ENTER: 1986 and the movie, “Stand By Me”. An anthem to boyhood, the movie is bookended with scenes of the unnamed narrator as an author (played by Richard Dreyfus), writing the story of his great childhood adventure. We see the author/narrator typing away on the very first word processor I’d ever seen. The sound of the keys was melodic to me. The writer is also a dad, who’s made promises to take his kid and his friends swimming. Dad is distracted by the story he’s telling, though, and his son gets annoyed. The boy explains to his friend words to the effect, “He gets like that when he’s writing.”
Then in one of the most inspiring movie scenes ever, after the roller coaster that is the story, the film closes without dialogue.
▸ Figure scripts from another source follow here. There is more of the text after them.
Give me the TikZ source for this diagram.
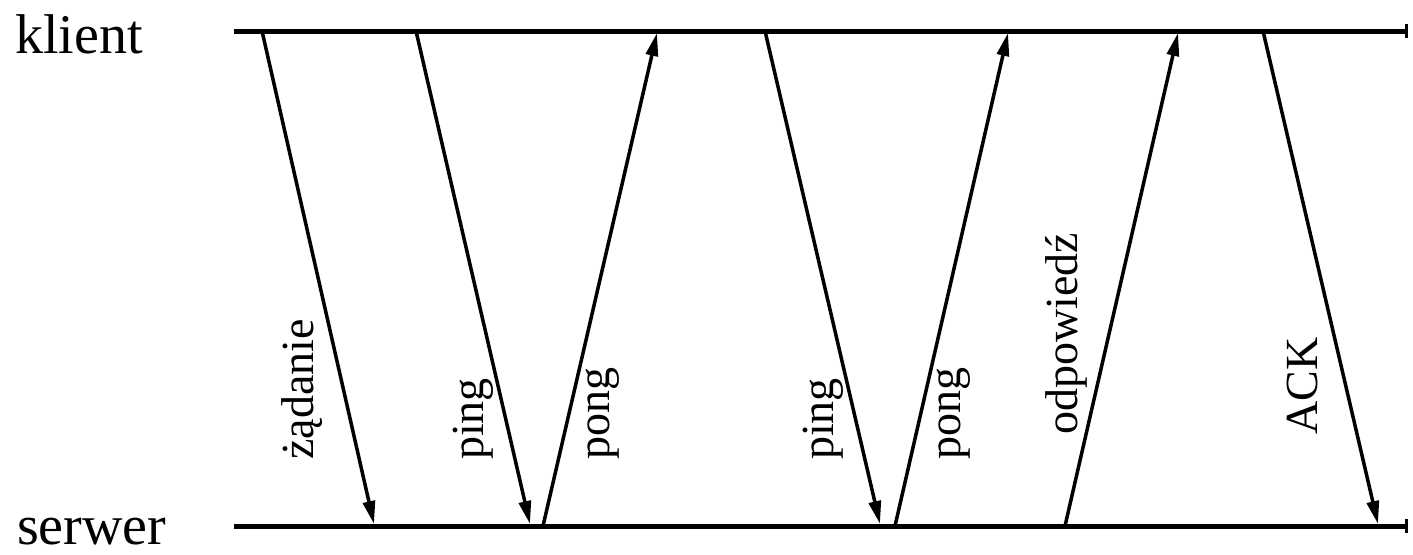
\documentclass[tikz,border=0pt]{standalone}
\usepackage{fontspec}
\setmainfont{Liberation Serif}
\usetikzlibrary{arrows.meta}
\tikzset{
	timeline/.style={line width=5pt, -{Bar[width=14pt,line width=3pt]}},
	msg/.style={line width=3.5pt, -{Triangle[length=23pt,width=12pt]}},
	msglabel/.style={rotate=90, anchor=base west, inner sep=0pt, font=\fontsize{46}{50}\selectfont},
	hostlabel/.style={anchor=base west, inner sep=0pt, font=\fontsize{56}{60}\selectfont}
}

\begin{document}
\begin{tikzpicture}[x=1pt, y=-1pt]
			%%%%% START %%%%%
			\useasboundingbox (0, 0) rectangle (1413, 554);
			
			\node[hostlabel] (klient) at (15, 53) {klient};
			\node[hostlabel] (serwer) at (17, 544) {serwer};
			
			\coordinate (kA) at (234, 31);
			\coordinate (kB) at (1408, 31);
			\coordinate (sA) at (234, 526);
			\coordinate (sB) at (1408, 526);
			\draw[timeline] (kA) -- (kB);
			\draw[timeline] (sA) -- (sB);
			
			% wiadomosci
			\coordinate (k1) at (262, 31);   \coordinate (s1) at (374, 524);
			\coordinate (k2) at (416, 31);   \coordinate (s2) at (530, 524);
			\coordinate (s3) at (543, 526);  \coordinate (k3) at (657, 33);
			\coordinate (k4) at (765, 31);   \coordinate (s4) at (880, 524);
			\coordinate (s5) at (895, 526);  \coordinate (k5) at (1008, 33);
			\coordinate (s6) at (1065, 526); \coordinate (k6) at (1178, 33);
			\coordinate (k7) at (1263, 31);  \coordinate (s7) at (1378, 524);
			
			\draw[msg] (k1) -- (s1);
			\draw[msg] (k2) -- (s2);
			\draw[msg] (s3) -- (k3);
			\draw[msg] (k4) -- (s4);
			\draw[msg] (s5) -- (k5);
			\draw[msg] (s6) -- (k6);
			\draw[msg] (k7) -- (s7);
			
			\node[msglabel] (zadanie) at (313, 460) {żądanie};
			\node[msglabel] (ping1) at (483, 460) {ping};
			\node[msglabel] (pong1) at (609, 460) {pong};
			\node[msglabel] (ping2) at (833, 460) {ping};
			\node[msglabel] (pong2) at (960, 460) {pong};
			\node[msglabel] (odp) at (1077, 435) {odpowiedź};
			\node[msglabel] (ack) at (1317, 435) {ACK};
			
			%%%%% END %%%%%
\end{tikzpicture}
\end{document}
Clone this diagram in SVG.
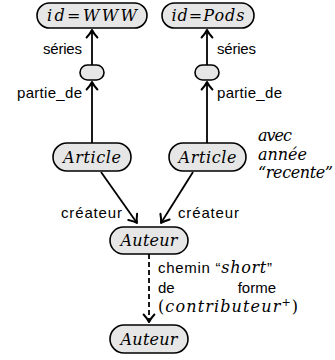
<svg xmlns="http://www.w3.org/2000/svg" width="335" height="360" viewBox="0 0 335 360">
<style>
.node rect{fill:#e6e6e6;stroke:#000;stroke-width:1.6}
.nl{font-family:"DejaVu Serif",serif;font-style:italic;font-size:16px;text-anchor:middle;fill:#000}
.up{font-style:normal}
.lbl{font-family:"Liberation Sans",sans-serif;font-size:15px;fill:#000}
.it{font-family:"DejaVu Serif",serif;font-style:italic;font-size:16px}
.edge{stroke:#000;stroke-width:1.8;fill:none}
.dash{stroke-dasharray:5 3}
</style>
<defs>
<marker id="ah" markerUnits="userSpaceOnUse" markerWidth="16" markerHeight="16" refX="0" refY="0" viewBox="-11 -8 16 16" orient="auto">
<path d="M-7.5,-5.4 Q-3,-1.3 0,0 Q-3,1.3 -7.5,5.4" fill="none" stroke="#000" stroke-width="2" stroke-linecap="round" stroke-linejoin="round"/>
</marker>
</defs>
<g id="connectors">
<line class="edge" x1="92" y1="65" x2="92" y2="30" marker-end="url(#ah)"/>
<line class="edge" x1="207" y1="65" x2="207" y2="30" marker-end="url(#ah)"/>
<line class="edge" x1="92" y1="143" x2="92" y2="82" marker-end="url(#ah)"/>
<line class="edge" x1="207" y1="143" x2="207" y2="82" marker-end="url(#ah)"/>
<line class="edge" x1="101" y1="172" x2="137" y2="223" marker-end="url(#ah)"/>
<line class="edge" x1="193" y1="172" x2="161" y2="223" marker-end="url(#ah)"/>
<line class="edge dash" x1="149" y1="254" x2="149" y2="322" marker-end="url(#ah)"/>
<text class="lbl" x="82" y="54" text-anchor="end" textLength="39">séries</text>
<text class="lbl" x="217" y="54" textLength="39">séries</text>
<text class="lbl" x="82" y="98" text-anchor="end" textLength="65">partie_de</text>
<text class="lbl" x="217" y="98" textLength="65">partie_de</text>
<text class="lbl" x="122" y="218" text-anchor="end" textLength="61">créateur</text>
<text class="lbl" x="178" y="218" textLength="61">créateur</text>
<text class="lbl" x="158" y="273" textLength="114">chemin “<tspan class="it">short</tspan>”</text>
<text class="lbl" x="158" y="293">de</text>
<text class="lbl" x="276" y="293" text-anchor="end">forme</text>
<text class="it" x="158" y="312" textLength="140"><tspan class="up">(</tspan>contributeur<tspan class="up" font-size="11" dy="-6">+</tspan><tspan class="up" dy="6">)</tspan></text>
</g>
<g id="n_www" class="node">
<rect x="37" y="3" width="110" height="25" rx="12.5"/>
<text class="nl" x="92" y="21" textLength="90">id<tspan class="up">=</tspan>WWW</text>
</g>
<g id="n_pods" class="node">
<rect x="162" y="3" width="92" height="25" rx="12.5"/>
<text class="nl" x="208" y="21" textLength="73">id<tspan class="up">=</tspan>Pods</text>
</g>
<g id="n_blank1" class="node">
<rect x="80" y="65" width="24" height="15" rx="7.5"/>
</g>
<g id="n_blank2" class="node">
<rect x="195" y="65" width="24" height="15" rx="7.5"/>
</g>
<g id="n_article1" class="node">
<rect x="53" y="143" width="78" height="28" rx="14"/>
<text class="nl" x="92" y="163" textLength="58">Article</text>
</g>
<g id="n_article2" class="node">
<rect x="169" y="143" width="77" height="28" rx="14"/>
<text class="nl" x="207.5" y="163" textLength="58">Article</text>
</g>
<g id="n_note">
<text class="it" x="258" y="141" textLength="34">avec</text>
<text class="it" x="258" y="160" textLength="49">année</text>
<text class="it" x="258" y="178" textLength="75">“recente”</text>
</g>
<g id="n_auteur1" class="node">
<rect x="110" y="227" width="78" height="27" rx="13.5"/>
<text class="nl" x="149" y="246" textLength="57">Auteur</text>
</g>
<g id="n_auteur2" class="node">
<rect x="110" y="325" width="78" height="28" rx="14"/>
<text class="nl" x="149" y="345" textLength="57">Auteur</text>
</g>
</svg>
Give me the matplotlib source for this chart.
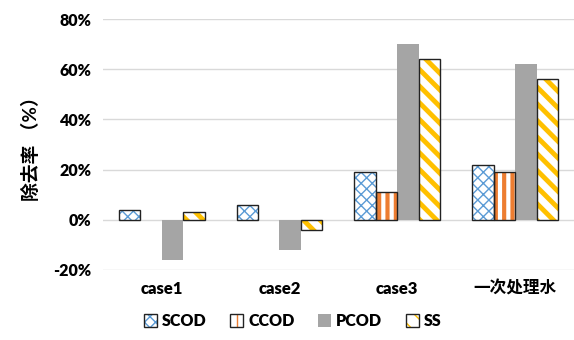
import matplotlib.pyplot as plt
from matplotlib.patches import Patch
import numpy as np

plt.rcParams['font.family'] = ['Lato', 'Noto Sans CJK SC', 'DejaVu Sans']
plt.rcParams['font.weight'] = 'bold'

categories = ['case1', 'case2', 'case3', '一次处理水']
scod = [4, 6, 19, 22]
ccod = [0, 0, 11, 19]
pcod = [-16, -12, 70, 62]
ss = [3, -4, 64, 56]
yticks = [-20, 0, 20, 40, 60, 80]

fig = plt.figure(figsize=(5.74, 3.40), dpi=100)
ax = fig.add_axes([0.179, 0.206, 0.821, 0.738])

x = np.arange(len(categories))
w = 0.182

# (name, values, hatch, colour, hatch line width, outlined)
series = [
    ('SCOD', scod, 'xxx', '#5B9BD5', 1.0, True),
    ('CCOD', ccod, '||', '#ED7D31', 3.0, True),
    ('PCOD', pcod, None, '#A5A5A5', 1.0, False),
    ('SS', ss, '\\\\', '#FFC000', 3.5, True),
]

handles = []
for i, (name, vals, hatch, col, hlw, outlined) in enumerate(series):
    pos = x + (i - 1.5) * w
    vals = np.array(vals, dtype=float)
    with plt.rc_context({'hatch.linewidth': hlw}):
        if hatch is None:
            ax.bar(pos, vals, w, color=col, edgecolor=col, linewidth=0, zorder=2)
            handles.append(Patch(facecolor=col, edgecolor=col, linewidth=0))
        else:
            ax.bar(pos, vals, w, color='white', edgecolor=col, hatch=hatch,
                   linewidth=0, zorder=2)
            handles.append((Patch(facecolor='white', edgecolor=col, hatch=hatch, linewidth=0),
                            Patch(facecolor='none', edgecolor='#222222', linewidth=1.0)))
    if outlined:
        # zero bars get no outline, otherwise a black line sits on the 0% grid
        o = ax.bar(pos, vals, w, color='none', edgecolor='#222222', linewidth=1.0, zorder=3)
        for p, v in zip(o.patches, vals):
            if v == 0:
                p.set_visible(False)

ax.set_xlim(-0.5, 3.5)
ax.set_ylim(-20, 80)
ax.set_yticks(yticks)
ax.set_yticklabels([f'{t}%' for t in yticks], fontsize=11.5, fontweight='heavy')
ax.set_xticks(x)
ax.set_xticklabels(categories, fontsize=12, fontweight='heavy')
ax.tick_params(length=0, pad=8)
ax.yaxis.grid(True, color='#D9D9D9', linewidth=1.0, zorder=0)
ax.set_axisbelow(True)
for s in ax.spines.values():
    s.set_visible(False)

ax.set_ylabel('除去率 （%）', fontsize=13.5, fontweight='bold', labelpad=10)

fig.legend(handles=handles, labels=[s[0] for s in series], loc='lower center',
           bbox_to_anchor=(0.51, -0.01), ncol=4, frameon=False,
           handlelength=0.8, handleheight=0.8, handletextpad=0.3, columnspacing=1.5,
           prop={'weight': 'heavy', 'size': 11.5})

fig.savefig('out.png', dpi=100)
We hear the wonderful clicking sound of the keys as old-school white letters against the blue screen type, “I never had friends later on like the ones I had when I was twelve . . . Jesus, does anyone?”
That was my moment of clarity. The writer on the screen was living the life I wanted to have. Despite professorial opinions to the contrary when I was in undergraduate school, I was convinced that I had talent. I realized that the dream wasn’t going to just happen, though. The stories in my head were not going to write themselves.
So I pulled my grad school typewriter–a cheap electric–out of the closet and I wrote crap. Utter awfulness. I was rusty, I told myself. I forced myself to write that first book all the way to the end, and when I read it, I realized two things: 1) It needed a page-one rewrite, and 2) I didn’t like the story enough to do that. So, I wrote a second bit of drivel that was decidedly less terrible than the first, and it had some good moments. Number Three had more good moments than bad, but I knew it still wasn’t ready for prime time. The language was too stiff, too stilted. I don’t think I knew at the time that the problem had a label–voice–but I knew that that’s what was missing.
And I was really busy with life. By then–1994–I’d added CEO of a consulting company to the list of things I dealt with every day.
One night, feeling guilty about not writing, I re-read Different Seasons by Stephen King, the collection of novellas that included The Body, which was the source material for “Stand By Me.” No one on the planet has a stronger narrative voice than King, and as I was reading, it hit me: He doesn’t write like a writer. He writes like a fascinating friend telling you a story. He uses vernacular in his narration. I realized that King, the writer, is invisible in all of his stories. Even when we’re in the third person, every scene is narrated in the voice of the point-of-view character.
So, in August of 1994, I set to work on what would become Nathan’s Run. I wrote the story as if I were telling it to a friend. I kept my writerly vocabulary to a minimum and tried my best to bring characters to life on the page. Four months later, when the book was finished, no one was more startled than I that I liked the final product.
That was 21 books ago, and yes, I do zone out of the real world when I write. And even as I type this blog, I love the sound of those keys as they create words on the screen.
What say you, TKZers? Do you have unlikely inspirations that drove you to become a writer?